The effort to bring about lasting change begins with the way you as the leader act in front of your people. If they see you accept risks and not punish people who take risks that don’t work out, they’ll be more willing to give it a shot themselves.
“It’s in every meeting and every time you show up, you have to reinforce that it’s what you want, or people won’t believe it,” Liles says. “This is not a one-day speech and you’re done. It’s showing up every day and reinforcing the message.”

Become a storyteller

As VPI began its transformation, Liles himself found that he needed to veer a bit from what initially felt like the right approach for him to take with his team.
“I tend to be pretty data driven and when we started this, I was throwing up charts and saying, ‘Here is the situation,’” Liles says. “I wasn’t telling enough stories behind the data to help folks know how this data represented what the customer was feeling and what was going on in the market.
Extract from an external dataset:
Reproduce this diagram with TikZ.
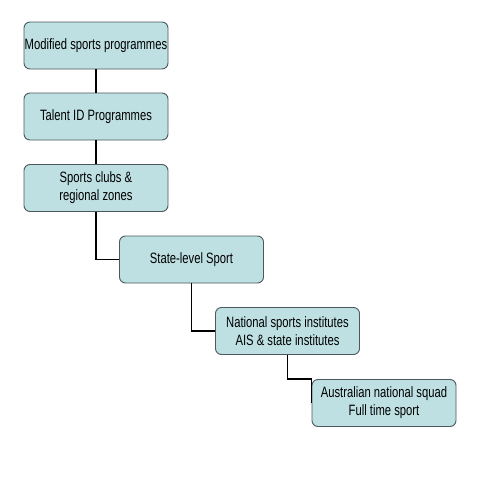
\documentclass[tikz,border=0pt]{standalone}
\usepackage{fontspec}
\setmainfont{Liberation Sans}[FakeStretch=0.75]
\definecolor{boxfill}{HTML}{BEE0E3}
\definecolor{boxline}{HTML}{4A5A5C}
\begin{document}
\begin{tikzpicture}[x=1pt,y=-1pt,
  stagebox/.style={draw=boxline, fill=boxfill, line width=0.9pt, rounded corners=6pt,
    minimum width=144pt, minimum height=47pt, inner sep=0pt, align=center,
    font=\fontsize{15}{18}\selectfont},
  link/.style={draw=black, line width=1.3pt}]
\useasboundingbox (0,0) rectangle (480,480);
\node[stagebox] (b1) at (96,45.5) {Modified sports programmes};
\node[stagebox] (b2) at (96,116.5) {Talent ID Programmes};
\node[stagebox] (b3) at (96,188) {Sports clubs \&\\regional zones};
\node[stagebox] (b4) at (191.5,259.5) {State-level Sport};
\node[stagebox] (b5) at (287.5,331) {National sports institutes\\AIS \& state institutes};
\node[stagebox] (b6) at (384,403) {Australian national squad\\Full time sport};
\draw[link] (b1) -- (b2);
\draw[link] (b2) -- (b3);
\draw[link] (b3.south) |- (b4.west);
\draw[link] (b4.south) |- (b5.west);
\draw[link] (b5.south) |- (b6.north west) -- (b6.west);
\end{tikzpicture}
\end{document}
And most importantly, how what we were seeing impacted what they do every day. Those were the stories I needed to start weaving in. I had to challenge my own data-driven tendencies to say that I need to add in more anecdotes and more texture and more stories behind what we’re doing to affect the change.”
The whole point of making this change was to be more connected and more in touch with what customers wanted. So Liles could not ask his employees to be more engaged without being more open himself.
“We had to think about our role in the industry very differently,” Liles says. “We were by far the biggest player in the industry with the longest history, but we didn’t act like it. By doing that, we weren’t leveraging assets that we had. We weren’t using our data in a way that gave us maximum consumer insight. We want to share our insights and be part of the solution to make the whole industry better.”
When you make big changes, there will inevitably be some people who don’t buy into what you’re selling. And while the majority of his team was enthusiastic about the opportunity at hand, others were not.
“There are a lot of people who don’t want that accountability,” Liles says. “They didn’t want to think differently than they did before. We had to manage through that as well.”
Depending on the level of frustration, it can be manageable or a potential risk to the change you’re trying to enact. You have to be confident before you launch your transformation to avoid that undesirable situation.
“There has to be a strong, compelling business reason to make the change,” Liles says. “Don’t make these levels of change just to make them. There are businesses that do that. They think just change itself will break inertia, but you need a compelling reason for why you are doing that to create focus on what you are trying to achieve.”
This wasn’t a problem at VPI, where Liles got confirmation things were going well from an employee he encountered in the hallway.
“He reinforced our strategy and said he was really excited about the new products we were bringing on-board,” Liles says. “This person is probably five layers below me, so that was great, in addition to the fact that he felt comfortable stopping to talk to me in the hall.”

Takeaways:

  • Think about your connection to your customers.
  • Let people take a few chances.
  • Use different voices to share your message.